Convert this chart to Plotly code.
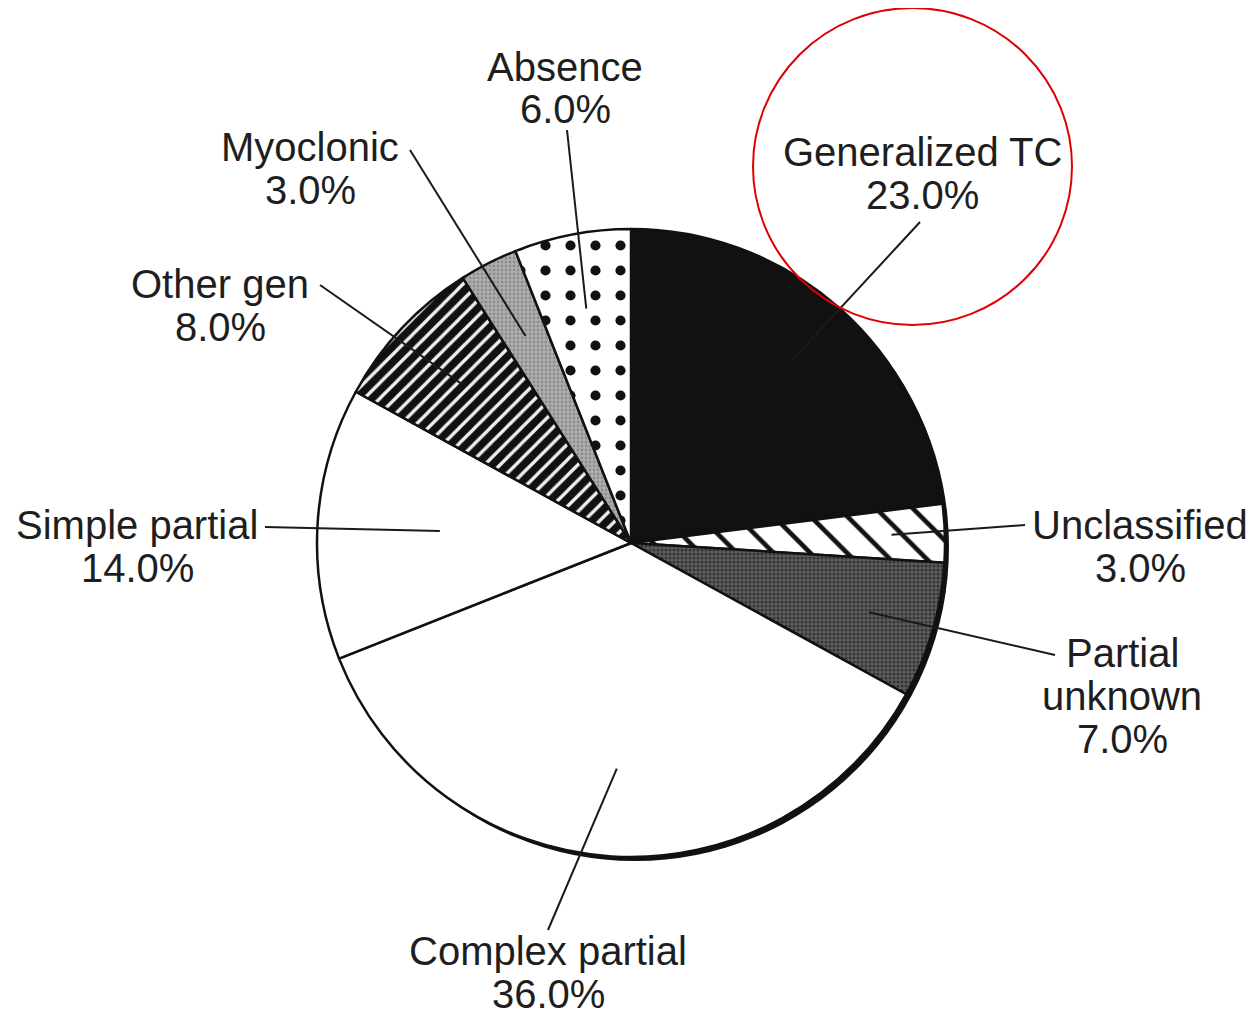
import math
import plotly.graph_objects as go

# ---- data ----
labels = ["Generalized TC", "Unclassified", "Partial unknown", "Complex partial",
          "Simple partial", "Other gen", "Myoclonic", "Absence"]
label_lines = [["Generalized TC"], ["Unclassified"], ["Partial", "unknown"],
               ["Complex partial"], ["Simple partial"], ["Other gen"],
               ["Myoclonic"], ["Absence"]]
values = [23.0, 3.0, 7.0, 36.0, 14.0, 8.0, 3.0, 6.0]

# ---- styles ----
pat_shape = ["", "\\", ".", "", "", "/", ".", "."]
pat_bg = ["#111111", "#ffffff", "#5e5e5e", "#ffffff", "#ffffff", "#111111", "#b0b0b0", "#ffffff"]
pat_fg = ["#111111", "#111111", "#333333", "#111111", "#111111", "#f0f0f0", "#8c8c8c", "#111111"]
pat_size = [10, 26, 4, 10, 10, 11, 4, 25]
pat_sol = [0.3, 0.18, 0.45, 0.3, 0.3, 0.3, 0.4, 0.13]

# ---- layout geometry (window pixels) ----
OFF = 8                      # page body margin
W, H = 1255 - OFF, 1016 - OFF
CX, CY, R = 631, 543, 314
tip_frac = [0.77, 0.83, 0.79, 0.72, 0.61, 0.74, 0.74, 0.76]
text_pos = [(922, 173), (1140, 546), (1122, 696), (548, 972),
            (137, 546), (220, 305), (310, 168), (565, 88)]
lead_start = [(920, 222), (1025, 525), (1055, 655), (548, 930),
              (265, 527), (320, 285), (410, 150), (567, 130)]
FONT = 40
LINE_H = 43


def px(x):
    return (x - OFF) / W


def py(y):
    return 1 - (y - OFF) / H


fig = go.Figure()
fig.add_trace(go.Pie(
    labels=labels, values=values, sort=False, direction="clockwise", rotation=0,
    textinfo="none", hoverinfo="label+percent",
    marker=dict(colors=pat_bg, line=dict(color="#111111", width=2.5),
                pattern=dict(shape=pat_shape, bgcolor=pat_bg, fgcolor=pat_fg,
                             size=pat_size, solidity=pat_sol, fillmode="replace")),
    domain=dict(x=[px(CX - R), px(CX + R)], y=[py(CY + R), py(CY - R)]),
    showlegend=False,
))

total = sum(values)
cum = 0.0
shapes = []
annotations = []

# dark rim / shadow at the lower right of the pie
shapes.append(dict(type="circle", xref="paper", yref="paper", layer="below",
                   x0=px(CX - R + 4), x1=px(CX + R + 4), y0=py(CY + R + 4), y1=py(CY - R + 4),
                   fillcolor="#111111", line=dict(width=0)))

for i, v in enumerate(values):
    mid = (cum + v / 2) / total * 2 * math.pi
    cum += v
    tx = CX + tip_frac[i] * R * math.sin(mid)
    ty = CY - tip_frac[i] * R * math.cos(mid)
    sx, sy = lead_start[i]
    shapes.append(dict(type="line", xref="paper", yref="paper",
                       x0=px(sx), y0=py(sy), x1=px(tx), y1=py(ty),
                       line=dict(color="#1a1a1a", width=2)))
    lines = label_lines[i] + [f"{v:.1f}%"]
    n = len(lines)
    cx_t, cy_t = text_pos[i]
    for k, t in enumerate(lines):
        yk = cy_t + (k - (n - 1) / 2) * LINE_H
        annotations.append(dict(x=px(cx_t), y=py(yk), xref="paper", yref="paper",
                                text=t, showarrow=False, xanchor="center", yanchor="middle",
                                font=dict(family="Liberation Sans, Arial, sans-serif",
                                          size=FONT, color="#1e1e1e")))

# red highlight circle around the Generalized TC label
shapes.append(dict(type="circle", xref="paper", yref="paper",
                   x0=px(753), x1=px(1072), y0=py(325), y1=py(8),
                   line=dict(color="#e00000", width=2)))

fig.update_layout(width=W, height=H, margin=dict(l=0, r=0, t=0, b=0),
                  paper_bgcolor="white", plot_bgcolor="white",
                  shapes=shapes, annotations=annotations)
fig.write_html("out.html")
^^^^
- _What to work on_
With all pictures left out, please transcribe exactly the lines from the start of the material through the line with "values = [23.0, 3.0, 7.0, 36.0, 14.0, 8.0, 3.0, 6.0]".

- _The output_
Convert this chart to Plotly code.
import math
import plotly.graph_objects as go

# ---- data ----
labels = ["Generalized TC", "Unclassified", "Partial unknown", "Complex partial",
          "Simple partial", "Other gen", "Myoclonic", "Absence"]
label_lines = [["Generalized TC"], ["Unclassified"], ["Partial", "unknown"],
               ["Complex partial"], ["Simple partial"], ["Other gen"],
               ["Myoclonic"], ["Absence"]]
values = [23.0, 3.0, 7.0, 36.0, 14.0, 8.0, 3.0, 6.0]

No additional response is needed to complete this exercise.